▶ **WHAT IS EXPECTED**: Each record must be reproduced exactly as it is shown.

▶ **EXTRACTED MATERIAL**:
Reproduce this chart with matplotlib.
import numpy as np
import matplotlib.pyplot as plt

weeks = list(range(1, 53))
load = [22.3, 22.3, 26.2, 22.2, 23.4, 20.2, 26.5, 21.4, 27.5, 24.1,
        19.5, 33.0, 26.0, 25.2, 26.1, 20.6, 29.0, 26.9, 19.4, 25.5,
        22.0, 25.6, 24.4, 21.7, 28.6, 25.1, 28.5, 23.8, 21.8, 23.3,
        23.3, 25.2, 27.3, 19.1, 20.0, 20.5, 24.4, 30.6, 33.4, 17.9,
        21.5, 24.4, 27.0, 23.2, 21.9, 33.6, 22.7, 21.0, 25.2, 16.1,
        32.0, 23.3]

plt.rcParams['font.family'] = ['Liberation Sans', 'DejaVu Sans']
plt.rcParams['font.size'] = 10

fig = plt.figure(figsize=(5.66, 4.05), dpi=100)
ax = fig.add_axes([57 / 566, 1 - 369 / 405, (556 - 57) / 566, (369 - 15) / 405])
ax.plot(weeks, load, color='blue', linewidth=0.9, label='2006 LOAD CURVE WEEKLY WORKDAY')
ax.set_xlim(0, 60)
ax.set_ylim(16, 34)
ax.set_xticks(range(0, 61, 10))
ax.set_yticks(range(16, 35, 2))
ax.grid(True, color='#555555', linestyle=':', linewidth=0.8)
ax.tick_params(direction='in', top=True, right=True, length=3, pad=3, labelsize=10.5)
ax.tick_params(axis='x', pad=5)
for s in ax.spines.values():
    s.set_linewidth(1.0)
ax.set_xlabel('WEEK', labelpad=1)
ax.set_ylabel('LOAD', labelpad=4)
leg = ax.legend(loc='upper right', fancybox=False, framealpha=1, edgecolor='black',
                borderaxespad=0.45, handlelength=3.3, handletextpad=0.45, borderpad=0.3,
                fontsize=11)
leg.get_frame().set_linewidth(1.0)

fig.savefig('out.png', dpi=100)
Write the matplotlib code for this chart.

▶ **CORRECT OUTPUT**:
Reproduce this chart with matplotlib.
import numpy as np
import matplotlib.pyplot as plt

weeks = list(range(1, 53))
load = [22.3, 22.3, 26.2, 22.2, 23.4, 20.2, 26.5, 21.4, 27.5, 24.1,
        19.5, 33.0, 26.0, 25.2, 26.1, 20.6, 29.0, 26.9, 19.4, 25.5,
        22.0, 25.6, 24.4, 21.7, 28.6, 25.1, 28.5, 23.8, 21.8, 23.3,
        23.3, 25.2, 27.3, 19.1, 20.0, 20.5, 24.4, 30.6, 33.4, 17.9,
        21.5, 24.4, 27.0, 23.2, 21.9, 33.6, 22.7, 21.0, 25.2, 16.1,
        32.0, 23.3]

plt.rcParams['font.family'] = ['Liberation Sans', 'DejaVu Sans']
plt.rcParams['font.size'] = 10

fig = plt.figure(figsize=(5.66, 4.05), dpi=100)
ax = fig.add_axes([57 / 566, 1 - 369 / 405, (556 - 57) / 566, (369 - 15) / 405])
ax.plot(weeks, load, color='blue', linewidth=0.9, label='2006 LOAD CURVE WEEKLY WORKDAY')
ax.set_xlim(0, 60)
ax.set_ylim(16, 34)
ax.set_xticks(range(0, 61, 10))
ax.set_yticks(range(16, 35, 2))
ax.grid(True, color='#555555', linestyle=':', linewidth=0.8)
ax.tick_params(direction='in', top=True, right=True, length=3, pad=3, labelsize=10.5)
ax.tick_params(axis='x', pad=5)
for s in ax.spines.values():
    s.set_linewidth(1.0)
ax.set_xlabel('WEEK', labelpad=1)
ax.set_ylabel('LOAD', labelpad=4)
leg = ax.legend(loc='upper right', fancybox=False, framealpha=1, edgecolor='black',
                borderaxespad=0.45, handlelength=3.3, handletextpad=0.45, borderpad=0.3,
                fontsize=11)
leg.get_frame().set_linewidth(1.0)

fig.savefig('out.png', dpi=100)
Write the matplotlib code for this chart.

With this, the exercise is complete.